Rationale: Hyperphosphorylated tau (pTau) aggregates and other tauopathies have been observed in patients with epilepsy. Tau hyperphosphorylation increases the excitability of neuronal networks and has been shown to promote susceptibility to seizures in animal models of tauopathy. Conversely, the removal of tau with genetic deletion or suppression reduces seizure burden and improves survival in animal models of induced seizure and genetic epilepsies. One outcome of uncontrolled seizures is Sudden Unexpected Death in Epilepsy (SUDEP). SUDEP accounts for ~17% of deaths in patients with epilepsy and is thought to arise from cardiorespiratory dysfunction. The brainstem nucleus tractus solitarius (NTS) is a critical regulator of visceral function and dysregulation of the NTS can lead to breathing and heart rate dysregulation, and uncontrolled seizures are associated with neural changes in the NTS. We tested the hypothesis that tauopathy contributes to SUDEP in a mouse model of acquired temporal lobe epilepsy (TLE) that lead to comorbidities leading to SUDEP.

Methods: Transgenic hTau and tau knockout (KO) mice were used to examine TLE and the pathological role of tau. Native murine tau is deleted in hTau mice and replaced with all 6 isoforms of human tau. hTau mice begin to develop pTau at ~6 weeks of age, with neurofibrillary tangles apparent at 9 months of age. The tau KO mice have no murine or human tau expression. Tau KO, hTau, and non-transgenic control mice were given intrahippocampal kainic acid (IHK) injections to induce status epilepticus (SE) and, after a latent period, acquired TLE with spontaneous recurrent seizures (SRS). SE and SRS were assessed with video monitoring. Additionally, we measured cellular excitability in the NTS using whole-cell patch clamp electrophysiology in vitro.

Results: We found that the hTau mice died at significantly higher rates of SUDEP compared to tau KO and non-transgenic control mice (p< 0.05).
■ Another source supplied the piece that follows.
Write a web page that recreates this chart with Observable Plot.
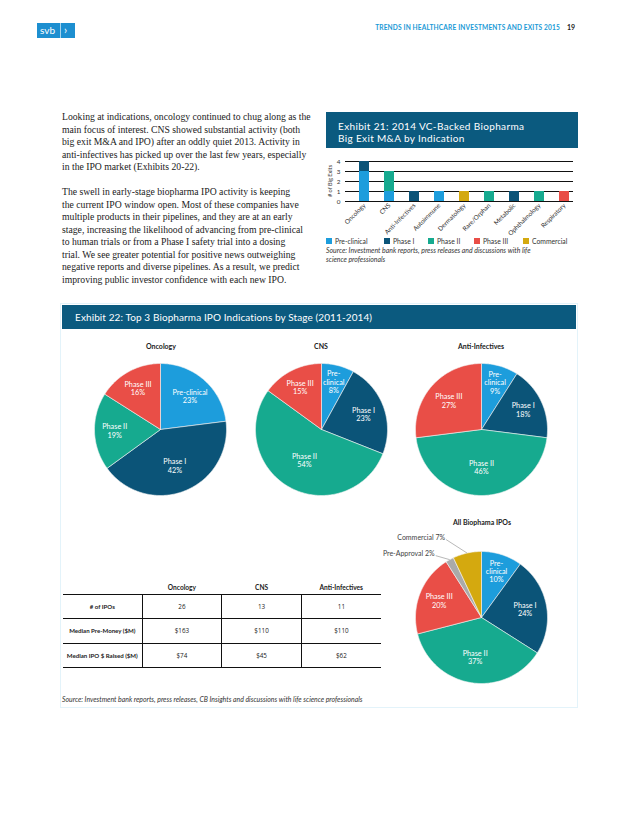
<!DOCTYPE html>
<html><head><meta charset="utf-8">
<script src="https://cdn.jsdelivr.net/npm/d3@7"></script>
<script src="https://cdn.jsdelivr.net/npm/@observablehq/plot@0.6"></script>
<style>
html,body{margin:0;padding:0;background:#fff;}
body{width:638px;height:826px;position:relative;overflow:hidden;font-family:Lato,"Open Sans",sans-serif;color:#222;}
.a{position:absolute;white-space:nowrap;}
.body{font-family:"Liberation Serif",serif;font-size:9.7px;line-height:12.5px;color:#222;}
.bar{background:#0b5a7f;color:#fff;}
.ttl{font-family:Lato,sans-serif;font-size:7px;font-weight:700;color:#222;transform:translateX(-50%);}
.lg{font-size:6.8px;color:#333;display:flex;align-items:center;}
.lg i{display:inline-block;width:6px;height:6px;margin-right:3px;}
.src{font-style:italic;font-size:6.9px;color:#333;}
table{border-collapse:collapse;font-size:6.6px;color:#222;font-family:Lato,sans-serif;}
td{text-align:center;padding:0;}
td.h{font-weight:700;font-size:6.1px;}
td.v{font-family:"Open Sans",sans-serif;font-size:6.3px;}
</style></head><body>
<script>
// ---------- data ----------
const headerTitle = "TRENDS IN HEALTHCARE INVESTMENTS AND EXITS 2015";
const pageNumber = "19";
const para1 = [
  "Looking at indications, oncology continued to chug along as the",
  "main focus of interest. CNS showed substantial activity (both",
  "big exit M&A and IPO) after an oddly quiet 2013. Activity in",
  "anti-infectives has picked up over the last few years, especially",
  "in the IPO market (Exhibits 20-22)."
];
const para2 = [
  "The swell in early-stage biopharma IPO activity is keeping",
  "the current IPO window open. Most of these companies have",
  "multiple products in their pipelines, and they are at an early",
  "stage, increasing the likelihood of advancing from pre-clinical",
  "to human trials or from a Phase I safety trial into a dosing",
  "trial. We see greater potential for positive news outweighing",
  "negative reports and diverse pipelines. As a result, we predict",
  "improving public investor confidence with each new IPO."
];

// Exhibit 21
const barCategories = ["Oncology","CNS","Anti-Infectives","Autoimmune","Dermatology","Rare/Orphan","Metabolic","Ophthalmology","Respiratory"];
const stages = ["Pre-clinical","Phase I","Phase II","Phase III","Commercial"];
const stageColors = ["#1d9ddc","#0b5478","#16aa8f","#e94e47","#d4a90f"];
const preClinicalExits = [3,1,0,1,0,0,0,0,0];
const phaseIExits      = [1,0,1,0,0,0,1,0,0];
const phaseIIExits     = [0,2,0,0,0,1,0,1,0];
const phaseIIIExits    = [0,0,0,0,0,0,0,0,1];
const commercialExits  = [0,0,0,0,1,0,0,0,0];
const yTicks = [0,1,2,3,4];

// Exhibit 22
const pieStages = ["Pre-clinical","Phase I","Phase II","Phase III"];
const oncologyShares = [23,42,19,16];
const cnsShares = [8,23,54,15];
const antiInfectiveShares = [9,18,46,27];
const allStages = ["Pre-clinical","Phase I","Phase II","Phase III","Pre-Approval","Commercial"];
const allShares = [10,24,37,20,2,7];
const allColors = ["#1d9ddc","#0b5478","#16aa8f","#e94e47","#aaaaaa","#d4a90f"];

const tableColumns = ["Oncology","CNS","Anti-Infectives"];
const tableRows = ["# of IPOs","Median Pre-Money ($M)","Median IPO $ Raised ($M)"];
const ipoCounts = ["26","13","11"];
const medianPreMoney = ["$163","$110","$110"];
const medianRaised = ["$74","$45","$62"];

// ---------- helpers ----------
const body = document.body;
function div(cls, css, html){const d=document.createElement("div");d.className=cls;d.style.cssText=css;d.innerHTML=html;body.appendChild(d);return d;}
function esc(s){return s.replace(/&/g,"&amp;").replace(/</g,"&lt;");}

// header
div("a","left:37px;top:23px;width:38px;height:15px;background:#1d8fd0;color:#fff;font-family:Lato,sans-serif;font-size:10px;line-height:15px;",
  '<span style="position:absolute;left:3px;top:0">svb</span><span style="position:absolute;left:23px;top:0;width:1px;height:15px;background:#fff;opacity:.6"></span><span style="position:absolute;left:27px;top:-1px;font-size:11px;">&#x203A;</span>');
div("a","right:78px;top:22px;font-size:6.6px;line-height:10px;font-weight:700;color:#1a9ad6;letter-spacing:0.15px;", esc(headerTitle));
div("a","left:567px;top:22px;font-size:7px;line-height:10px;font-weight:700;color:#222;", pageNumber);

// paragraphs
div("a body","left:62px;top:111px;", para1.map(esc).join("<br>"));
div("a body","left:62px;top:186px;", para2.map(esc).join("<br>"));

// Exhibit 21 header
div("a bar","left:326px;top:112px;width:252px;height:36px;", "");
div("a","left:338px;top:119.5px;color:#fff;font-size:10px;line-height:12px;letter-spacing:0.35px;", "Exhibit 21: 2014 VC-Backed Biopharma<br>Big Exit M&amp;A by Indication");

// bar chart
const exitRows = [];
[preClinicalExits, phaseIExits, phaseIIExits, phaseIIIExits, commercialExits].forEach((vals, s) =>
  barCategories.forEach((c, i) => { if (vals[i]) exitRows.push({category: c, stage: stages[s], count: vals[i]}); }));
const barPlot = Plot.plot({
  width: 258, height: 90, marginTop: 11, marginBottom: 39, marginLeft: 23, marginRight: 7,
  style: {fontFamily: "Lato, sans-serif", fontSize: "6.3px", color: "#333", background: "transparent", overflow: "visible"},
  x: {domain: barCategories, paddingInner: 0.6, paddingOuter: 0.29, align: 0.8, label: null, tickRotate: -45, tickSize: 0, tickPadding: 3},
  y: {domain: [0, 4], ticks: yTicks, label: null, tickSize: 0, tickPadding: 5, tickFormat: d3.format("d")},
  color: {domain: stages, range: stageColors},
  marks: [
    Plot.ruleY(yTicks, {stroke: "#111", strokeWidth: 1}),
    Plot.barY(exitRows, {x: "category", y: "count", fill: "stage"})
  ]
});
const bp = div("a","left:322px;top:150px;","");
bp.appendChild(barPlot);
div("a","font-size:5.6px;line-height:7px;color:#333;transform:translate(-50%,-50%) rotate(-90deg);transform-origin:50% 50%;left:329px;top:181px;", "# of Big Exits");

// legend
const legendX = [326, 384, 428, 474, 523];
stages.forEach((s, i) => div("a lg", `left:${legendX[i]}px;top:236px;height:10px;`, `<i style="background:${stageColors[i]}"></i>${esc(s)}`));
div("a src","left:326px;top:246px;line-height:8.6px;", "Source: Investment bank reports, press releases and discussions with life<br>science professionals");

// Exhibit 22 frame + header
div("a","left:60px;top:303px;width:518px;height:405px;border:1px solid #e3f3fa;box-sizing:border-box;","");
div("a bar","left:62px;top:305px;width:514px;height:24px;", "");
div("a","left:75px;top:311px;color:#fff;font-size:10px;line-height:12px;letter-spacing:0.1px;", "Exhibit 22: Top 3 Biopharma IPO Indications by Stage (2011-2014)");

// pie builder
function pie(names, shares, colors, labels, cx, cy, ext, outside) {
  const R = 66;
  const total = d3.sum(shares);
  const poly = [], inLab = [], outLab = [];
  let acc = 0;
  shares.forEach((v, i) => {
    const a0 = acc / total * 2 * Math.PI; acc += v; const a1 = acc / total * 2 * Math.PI;
    const n = Math.max(2, Math.ceil((a1 - a0) / (Math.PI / 180)));
    poly.push({k: i, stage: names[i], x: 0, y: 0});
    for (let j = 0; j <= n; j++) { const a = a0 + (a1 - a0) * j / n; poly.push({k: i, stage: names[i], x: Math.sin(a), y: Math.cos(a)}); }
    poly.push({k: i, stage: names[i], x: 0, y: 0});
    const am = (a0 + a1) / 2, f = 0.78 - 0.45 * v / total;
    if (outside && outside[names[i]]) {
      const o = outside[names[i]];
      const ex = Math.sin(am), ey = Math.cos(am);
      outLab.push({x1: ex, y1: ey, x2: ex + o[0] / R, y2: ey - o[1] / R, text: labels[i] + " " + v + "%"});
    } else {
      inLab.push({x: f * Math.sin(am), y: f * Math.cos(am), text: labels[i] + "\n" + v + "%"});
    }
  });
  const [l, r, t, b] = ext;
  const p = Plot.plot({
    width: l + r, height: t + b, margin: 0,
    style: {fontFamily: "Lato, sans-serif", background: "transparent", overflow: "visible"},
    x: {domain: [-l / R, r / R], axis: null},
    y: {domain: [-b / R, t / R], axis: null},
    color: {domain: names, range: colors},
    marks: [
      Plot.line(poly, {x: "x", y: "y", z: "k", fill: "stage", stroke: "#f4f4f4", strokeWidth: 0.6, curve: "linear"}),
      Plot.text(inLab, {x: "x", y: "y", text: "text", fill: "#fff", fontSize: 7.3, lineHeight: 1.15}),
      Plot.link(outLab, {x1: "x1", y1: "y1", x2: "x2", y2: "y2", stroke: "#9a9a9a", strokeWidth: 0.7}),
      Plot.text(outLab, {x: "x2", y: "y2", text: "text", fill: "#444", fontSize: 7, textAnchor: "end", dx: -1, dy: -2})
    ]
  });
  const d = div("a", `left:${cx - l}px;top:${cy - t}px;`, "");
  d.appendChild(p);
}
const smallPreLabel = "Pre-\nclinical";
pie(pieStages, oncologyShares, stageColors.slice(0,4), ["Pre-clinical","Phase I","Phase II","Phase III"], 160, 429.3, [75,75,75,75]);
pie(pieStages, cnsShares, stageColors.slice(0,4), [smallPreLabel,"Phase I","Phase II","Phase III"], 320.7, 429.3, [75,75,75,75]);
pie(pieStages, antiInfectiveShares, stageColors.slice(0,4), [smallPreLabel,"Phase I","Phase II","Phase III"], 480.7, 429.3, [75,75,75,75]);
pie(allStages, allShares, allColors, [smallPreLabel,"Phase I","Phase II","Phase III","Pre-Approval","Commercial"], 481, 617.3, [125,75,90,75],
    {"Commercial": [-21, -13.5], "Pre-Approval": [-14, -4]});

// pie titles
div("a ttl","left:161px;top:341px;line-height:10px;", "Oncology");
div("a ttl","left:321px;top:341px;line-height:10px;", "CNS");
div("a ttl","left:481px;top:341px;line-height:10px;", "Anti-Infectives");
div("a ttl","left:482px;top:517px;line-height:10px;", "All Biophama IPOs");

// table
const tbl = document.createElement("table");
tbl.className = "a";
tbl.style.cssText = "left:63px;top:583px;width:318px;table-layout:fixed;";
let html = '<tr style="height:11px"><td style="width:79px"></td>' + tableColumns.map(c => `<td style="width:79.5px;font-weight:700;vertical-align:top">${esc(c)}</td>`).join("") + "</tr>";
[ipoCounts, medianPreMoney, medianRaised].forEach((vals, ri) => {
  html += `<tr style="height:24.5px;border-top:${ri === 0 ? 1.3 : 1}px solid #111;border-bottom:1px solid #111"><td class="h">${esc(tableRows[ri])}</td>` +
    vals.map(v => `<td class="v" style="border-left:1px solid #111">${esc(v)}</td>`).join("") + "</tr>";
});
tbl.innerHTML = html;
body.appendChild(tbl);

// bottom source
div("a src","left:62px;top:695px;line-height:9px;", "Source: Investment bank reports, press releases, CB Insights and discussions with life science professionals");
</script>
</body></html>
Surprisingly, there was a sex difference observed in SUDEP rate among hTau mice (p< 0.05), as well as differences in neuronal network properties in the NTS between epileptic wildtype and hTau mice. Spontaneous seizures are being assessed to determine the impact of seizure burden on SUDEP risk. Further, the detection of pTau in the hippocampus and brainstem is currently underway using phospho-tau specific antibodies to inform interpretation of ptau expression and its role in SUDEP.